Giovanna Mallucci
Sorbonne University Doctor Honoris Causa
It is increasingly clear that real novelty and transformative change comes through conversation and collaboration
Giovanna Mallucci is a Clinical Neuroscientist and founding Principal Investigator at Altos Labs, Cambridge Institute of Science. She is internationally recognised for her innovative work on neurodegeneration and new therapeutic approaches for Alzheimer's and related diseases, leading to clinical trials.
How has your research into the pathogenic mechanisms of neurodegenerative diseases influenced current therapeutic approaches?
This is very interesting!

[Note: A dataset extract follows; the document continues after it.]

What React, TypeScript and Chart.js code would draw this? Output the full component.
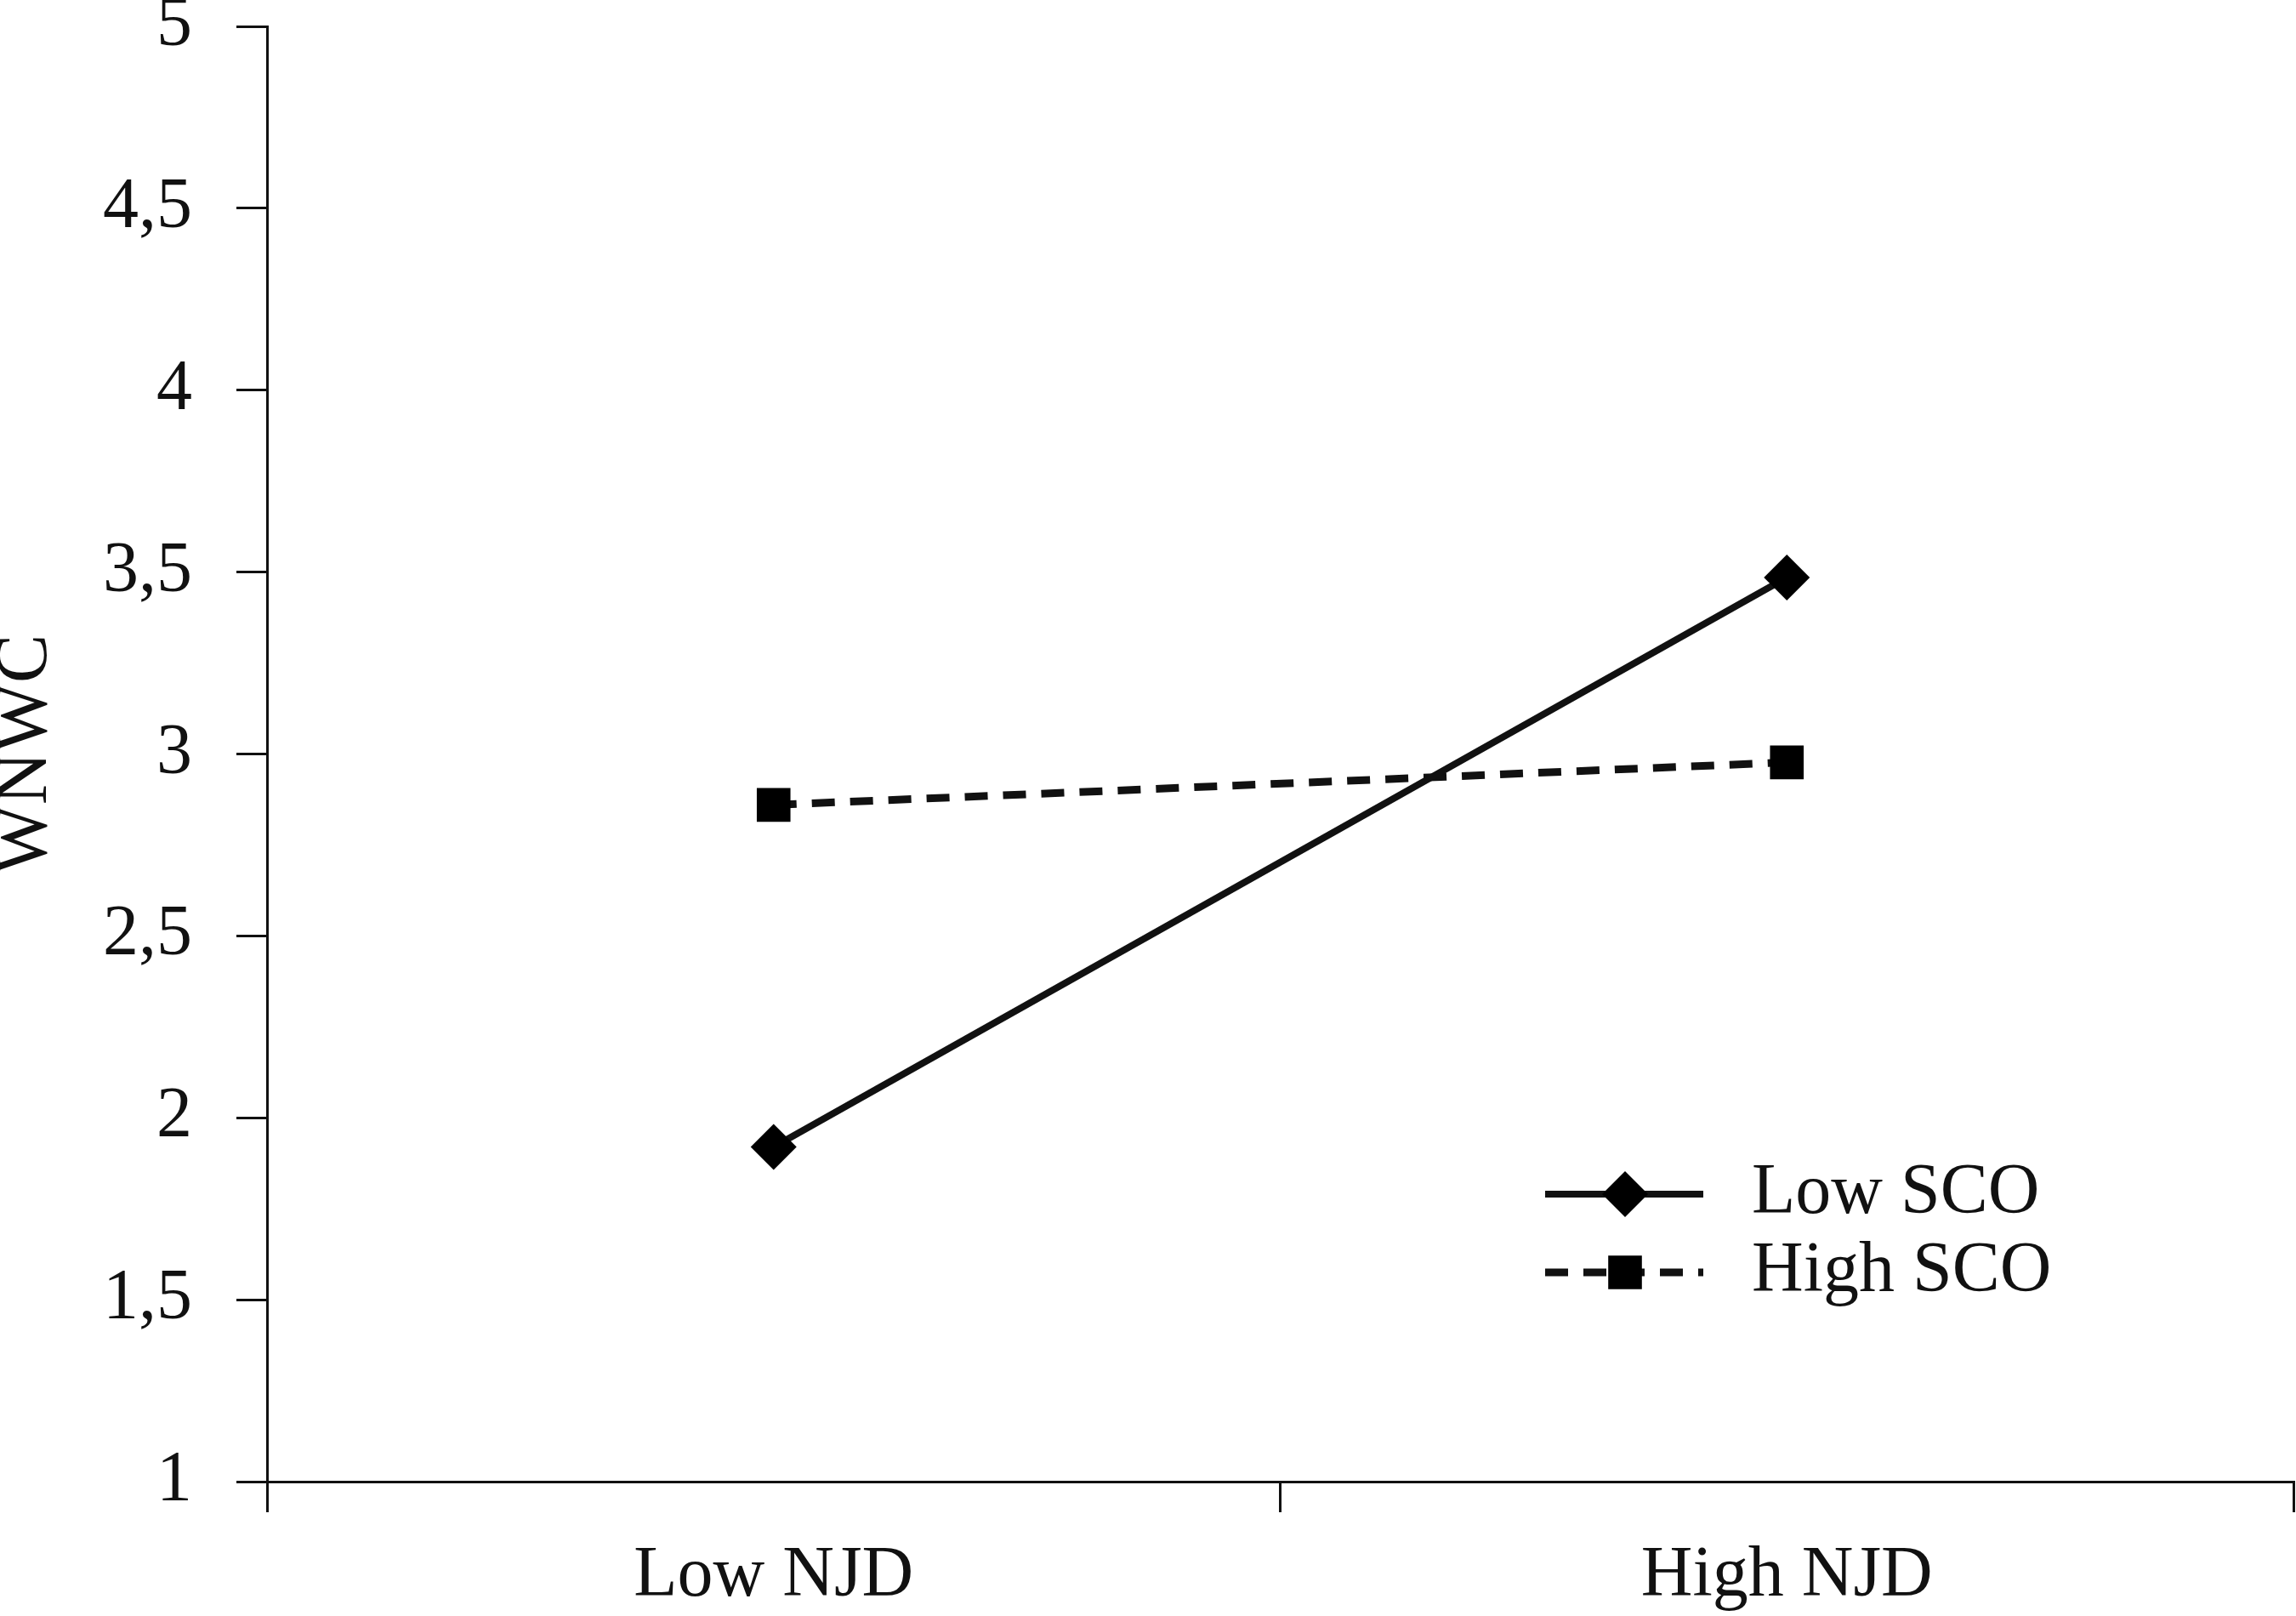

The real change has come in the shift away from considering neurodegenerative diseases as distinct, individual disorders (Alzheimer's, Parkinson's, ALS, frontotemporal dementias) each with unique pathological causes to be targeted, to the concept of their having shared, common mechanisms of neurodegeneration. This is something I pioneered from the start of my career: looking at the processes that keep neurons healthy and resistant to damage and degeneration, relevant across all these diseases. Current approaches increasingly target these pathways, with many laboratories focusing on boosting various 'resilience' mechanisms to prevent and slow neurodegenerative diseases, rather than targeting specific pathologies in single disorders. These approaches are increasingly seen in clinical trials for these diseases.
Can you tell us about the challenges encountered when developing treatment in therapeutic trials for Alzheimer's-type diseases?
My work is very much at the 'pre-clinical' stage of developing treatments. This is where work done in mice and in cell experiments leads us scientists to believe in a 'proof of principle', where a drug or treatment looks very promising and 'cures' a mouse model of a human disease, and leads us to want to 'translate' this to possible human treatments. The difficulties are first that mice clearly are not human and don't naturally get these diseases, so the 'models' are limiting, even if data showing protection from death of brain cells is compelling and many cellular pathways and mechanisms are very highly shared between mice and humans.
The second—major—challenge is getting drugs that work in mice tested in clinical trials in humans. This is a combination of logistics: organisation, fitness to participate, consent, ethical issues and everything involved in running human clinical trials, and cost - which is invariably very high. Where new drugs are developed by the pharmacological industry, clinical trials are largely run and highly invested in by these companies. However, where existing drugs, for example, trazodone, are proposed for testing in humans, there is no financial incentive for companies and testing requires governmental support. So, the challenges are both conceptual: how alike are mice and men? and then logistical: the sheer cost and organisation of human clinical trials.
What do you see as future priorities in neurodegenerative disease research?
Early detection and early intervention. More resilience-boosting drugs. More, quicker, smaller, clinical trials: prioritise 'experimental medicines' studies rather than huge clinical trials, where failure to reach a given endpoint represents failure of the trial rather than failure of biology. We need to persevere. Harnessing the regenerative properties of other cell types in the brain other than neurons is also exciting and speaks to this broadened perspective on how to treat these disorders.
Sorbonne University is a leader in biomedical research and interdisciplinary collaboration. How do you see your work on neurodegenerative diseases contributing to or benefiting from the university’s expertise in neuroscience and medical innovation?
Progress is about communication, learning, working together. It is increasingly clear that real novelty and transformative change comes through conversation and collaboration and going beyond what we can achieve alone. I am excited to work with and share in the huge creative expertise in Sorbonne University's neuroscience and medical innovation communities, and I hope this honorary doctorate is the beginning of many conversations!